[isabelle-dev] profiling

Andreas Schropp schropp at in.tum.de
Mon Mar 1 22:03:30 CET 2010


On 03/01/2010 09:28 PM, Brian Huffman wrote:
> Hello all,
>
> I am trying to use profiling to measure the performance of the HOLCF
> domain package. I recently discovered that I can enable profiling in
> Isabelle with the following command:
>
> ML {* Toplevel.profiling := 1; *}
>
> Here's the output from a "new_domain" command that I tried:
>
> ... (lots of small numbers) ...
>          10 Defs.reduction(4)reduct(3)
>          11 Table().fold_table(1)fold(2)
>          12 Defs.match_args(2)
>          12 Sorts.mg_domain(3)
>          13 Type.raw_match(3)
>          15 List.map(2)
>          16 GARBAGE COLLECTION (update phase)
>          21 GARBAGE COLLECTION (mark phase)
>          39 Table().lookup(2)look(1)
>          39 GARBAGE COLLECTION (total)
>          40 Table().modify(3)modfy(1)
>
> Total: 293; Counted: 293; Uncounted: 0
> ### 1.420s elapsed time, 1.284s cpu time, 0.156s GC time
>
> Apparently the domain package spends a lot of time doing lookups and
> modifications of tables.

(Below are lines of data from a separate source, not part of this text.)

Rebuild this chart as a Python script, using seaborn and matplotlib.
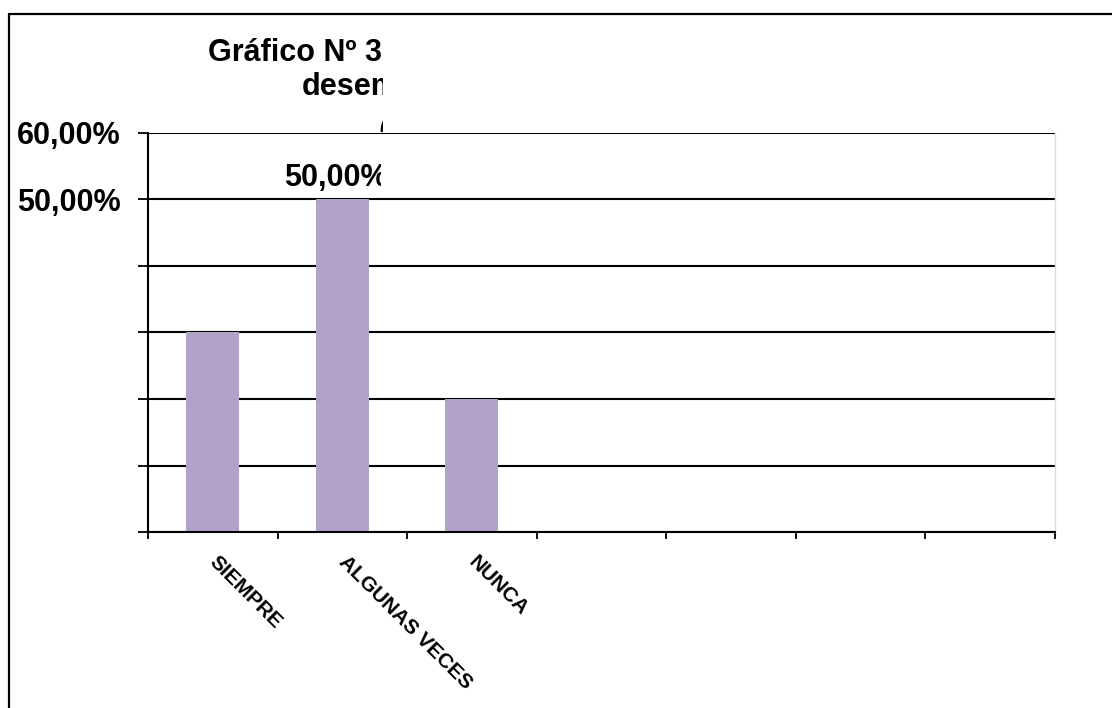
import matplotlib
matplotlib.use("Agg")
import matplotlib.pyplot as plt
from matplotlib.patches import Rectangle
from matplotlib.lines import Line2D
from matplotlib.transforms import ScaledTranslation
import seaborn as sns

# data
categories = ["SIEMPRE", "ALGUNAS VECES", "NUNCA"]
values = [0.30, 0.50, 0.20]
n_slots = 7  # category axis has 7 slots, only 3 used
ytick_values = [0.0, 0.1, 0.2, 0.3, 0.4, 0.5, 0.6]
ytick_labels = ["", "", "", "", "", "50,00%", "60,00%"]
bar_label = "50,00%"
title_lines = ["Gráfico Nº 3", "desempeño", "("]

sns.set_theme(style="white")
plt.rcParams['font.family'] = ['Liberation Sans', 'DejaVu Sans']
plt.rcParams['text.color'] = 'black'
plt.rcParams['xtick.color'] = 'black'
plt.rcParams['ytick.color'] = 'black'

W, H = 1112, 708
fig = plt.figure(figsize=(W / 100, H / 100), dpi=100)
ax = fig.add_axes([148 / W, 1 - 532 / H, (1055 - 148) / W, (532 - 133) / H])

sns.barplot(x=categories, y=values, color="#b1a3c8", width=0.41,
            saturation=1, linewidth=0, ax=ax)

ax.set_xlim(-0.5, n_slots - 0.5)
ax.set_ylim(0, 0.6)

# gridlines
ax.set_axisbelow(True)
ax.yaxis.grid(True, color="black", linewidth=1.5)
ax.xaxis.grid(False)

# y axis
ax.set_yticks(ytick_values)
ax.set_yticklabels(ytick_labels, fontsize=22, fontweight="bold")
ax.tick_params(axis="y", direction="out", length=7, width=1.3, color="black",
               pad=13, left=True)

# x axis: ticks on slot boundaries, labels at slot centres
ax.set_xticks([i - 0.5 for i in range(n_slots + 1)])
ax.set_xticklabels([])
ax.set_xticks(range(len(categories)), minor=True)
ax.set_xticklabels(categories, minor=True, rotation=-45, ha="left", va="top",
                   rotation_mode="anchor", fontsize=15, fontweight="bold")
ax.tick_params(axis="x", which="major", direction="out", length=5, width=1.3,
               color="black", bottom=True)
ax.tick_params(axis="x", which="minor", length=0, pad=15)
shift = ScaledTranslation(6 / 100, 0, fig.dpi_scale_trans)
for lab in ax.get_xticklabels(minor=True):
    lab.set_transform(lab.get_transform() + shift)
ax.set_xlabel("")
ax.set_ylabel("")

for side in ["left", "bottom"]:
    ax.spines[side].set_color("black")
    ax.spines[side].set_linewidth(1.5)
ax.spines["top"].set_visible(False)
ax.spines["right"].set_color("#dddddd")
ax.spines["right"].set_linewidth(1)

# clip region for the cut-off title and label
clip = Rectangle((0, 0), 381 / W, 1, transform=fig.transFigure)
clip_title = Rectangle((0, 1 - 132 / H), 383 / W, 132 / H,
                       transform=fig.transFigure)

# data label over the middle bar (cut off in the original)
t = ax.annotate(bar_label, (1, values[1]), xytext=(-5, 5),
                textcoords="offset points", ha="center", va="bottom",
                fontsize=22, fontweight="bold", annotation_clip=False)
t.set_clip_on(True)
t.set_clip_path(clip)

# title lines (cut off in the original)
t1 = fig.text(208 / W, 1 - 61 / H, title_lines[0], ha="left", va="baseline",
              fontsize=22, fontweight="bold")
t2 = fig.text(302 / W, 1 - 95 / H, title_lines[1], ha="left", va="baseline",
              fontsize=22, fontweight="bold")
t3 = fig.text(379 / W, 1 - 140 / H, title_lines[2], ha="left", va="baseline",
              fontsize=22, fontweight="bold")
for tt in (t1, t2, t3):
    tt.set_clip_path(clip_title)

# outer chart border (left and top edges visible)
fig.add_artist(Line2D([9 / W, 9 / W], [0, 1 - 14 / H], color="black",
                      linewidth=1.6, transform=fig.transFigure))
fig.add_artist(Line2D([9 / W, 1], [1 - 14 / H, 1 - 14 / H], color="black",
                      linewidth=1.6, transform=fig.transFigure))

fig.savefig("out.png", dpi=100, facecolor="white")
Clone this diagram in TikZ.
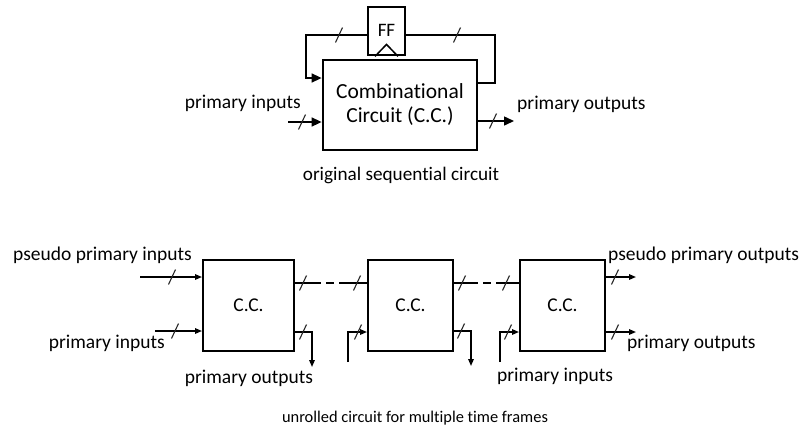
\documentclass[tikz,border=0pt]{standalone}
\usepackage{fontspec}
\setmainfont{Carlito}[Ligatures=NoCommon]
\usetikzlibrary{arrows.meta}
\begin{document}
\begin{tikzpicture}[x=1pt,y=-1pt,
  thickbox/.style={draw, line width=2.8pt, inner sep=0pt},
  ccbox/.style={draw, line width=2pt, inner sep=0pt, minimum height=91pt, font=\fontsize{19.5}{22}\selectfont},
  wire/.style={line width=1.5pt},
  bigarrow/.style={wire, -{Triangle[length=10pt,width=9pt]}},
  smallarrow/.style={wire, -{Triangle[length=7pt,width=5.5pt]}},
  lbl/.style={inner sep=0pt, font=\fontsize{19.5}{22}\selectfont},
  captext/.style={inner sep=0pt, font=\fontsize{16.4}{19}\selectfont},
  slash/.pic={\draw[line width=1.1pt, black!85] (-3.5,7.5) -- (3.5,-7.5);}
]
\useasboundingbox (0,0) rectangle (799,432);

% ---------- original sequential circuit ----------
\node[thickbox, minimum width=154pt, minimum height=90pt, align=center,
      font=\fontsize{21.5}{24}\selectfont] (cc) at (400,105) {Combinational\\Circuit (C.C.)};
\node[thickbox, minimum width=37pt, minimum height=48pt] (ff) at (386.5,31) {};
\node[inner sep=0pt, font=\fontsize{19}{22}\selectfont] (fftext) at (386.5,30.5) {FF};
\draw[line width=1.5pt] ([xshift=-11.5pt]ff.south) -- ([yshift=12pt]ff.south) -- ([xshift=11.5pt]ff.south);

\coordinate (fbl) at (306,35);
\coordinate (fbr) at (495,35);
\draw[bigarrow] (fbl -| ff.west) -- (fbl) |- (cc.west |- 0,78);
\draw[wire] (fbr -| ff.east) -- (fbr) |- (cc.east |- 0,83);
\pic at (339,35) {slash};
\pic at (457,35) {slash};

\coordinate (pin) at (288,122);
\draw[bigarrow] (pin) -- (pin -| cc.west);
\pic at (302,122) {slash};
\node[lbl, anchor=east] (pinl) at (301,103) {primary inputs};

\coordinate (pout) at (514,121);
\draw[bigarrow] (pout -| cc.east) -- (pout);
\pic at (493,121) {slash};
\node[lbl, anchor=west] (poutl) at (517,104) {primary outputs};

\node[captext, font=\fontsize{19.2}{22}\selectfont] (cap1) at (401,175) {original sequential circuit};

% ---------- unrolled circuit ----------
\node[ccbox, minimum width=91pt] (b1) at (248.5,305) {C.C.};
\node[ccbox, minimum width=85pt] (b2) at (410.5,305) {C.C.};
\node[ccbox, minimum width=85pt] (b3) at (562.5,305) {C.C.};

% box 1 inputs
\coordinate (ppi) at (140,277);
\draw[smallarrow] (ppi) -- (ppi -| b1.west);
\pic at (172,277) {slash};
\node[lbl, anchor=west] (ppil) at (13,255) {pseudo primary inputs};

\coordinate (pi1) at (155,331);
\draw[smallarrow] (pi1) -- (pi1 -| b1.west);
\pic at (175,331) {slash};
\node[lbl, anchor=east] (pi1l) at (165,343) {primary inputs};

% box1 -> box2
\coordinate (d1a) at (313,283);
\coordinate (d1b) at (347,283);
\draw[wire] (d1a -| b1.east) -- (d1a);
\draw[wire, dash pattern=on 8pt off 5pt] (d1a) -- (d1b);
\draw[wire] (d1b) -- (d1b -| b2.west);
\pic at (303,283) {slash};
\pic at (357,283) {slash};

% box1 primary outputs
\coordinate (po1) at (312,367);
\draw[smallarrow] (b1.east |- 0,332) -| (po1);
\pic at (303,332) {slash};
\node[lbl, anchor=center] (po1l) at (249,378) {primary outputs};

% box2 primary inputs
\coordinate (pi2) at (348,362);
\draw[smallarrow] (pi2) |- (b2.west |- 0,332);
\pic at (358,332) {slash};

% box2 -> box3
\coordinate (d2a) at (470,283);
\coordinate (d2b) at (497,283);
\draw[wire] (d2a -| b2.east) -- (d2a);
\draw[wire, dash pattern=on 8pt off 5pt] (d2a) -- (d2b);
\draw[wire] (d2b) -- (d2b -| b3.west);
\pic at (462,283) {slash};
\pic at (506,283) {slash};

% box2 primary outputs
\coordinate (po2) at (471,366);
\draw[smallarrow] (b2.east |- 0,331) -| (po2);
\pic at (461,331) {slash};

% box3 primary inputs
\coordinate (pi3) at (500,362);
\draw[smallarrow] (pi3) |- (b3.west |- 0,332);
\pic at (508,332) {slash};
\node[lbl, anchor=center] (pi3l) at (555,376) {primary inputs};

% box3 outputs
\coordinate (ppo) at (636,277);
\draw[smallarrow] (ppo -| b3.east) -- (ppo);
\pic at (615,277) {slash};
\node[lbl, anchor=west] (ppol) at (608,255) {pseudo primary outputs};

\coordinate (po3) at (636,332);
\draw[smallarrow] (po3 -| b3.east) -- (po3);
\pic at (615,332) {slash};
\node[lbl, anchor=west] (po3l) at (627,343) {primary outputs};

\node[captext] (cap2) at (415,418) {unrolled circuit for multiple time frames};
\end{tikzpicture}
\end{document}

But I have no idea which functions are
> calling the table library, so this information is basically useless.
>    

Im just guessing from the call dependencies I know:
   it looks like you are doing some overloaded definition which results 
in (quite?) some normalization of the constant dependency tracking in 
defs.ML. But that doesn't explain Sorts.mg_domain - are type-class-heavy 
unifications involved?

> What other profiling tools are available for me to use?

To my knowledge: none.
But you can at least leaverage the existing ones in funny ways, like 
profiling a single function call with profile 1 f x.
And you can profile allocations by replacing 1 by 2, which is much more 
accurate then the monte-carlo-based time profiling.

> It would be
> nice to have something similar to the profiler in GHC, which outputs a
> tree-like table that shows the time spent in each function, as well as
> the total inherited time from all other functions called by it.
>    

Yeah, I loved to have that too.
Performance debugging in Isabelle seems to be mostly guess-and-verify. 
At least thats how I am approaching it.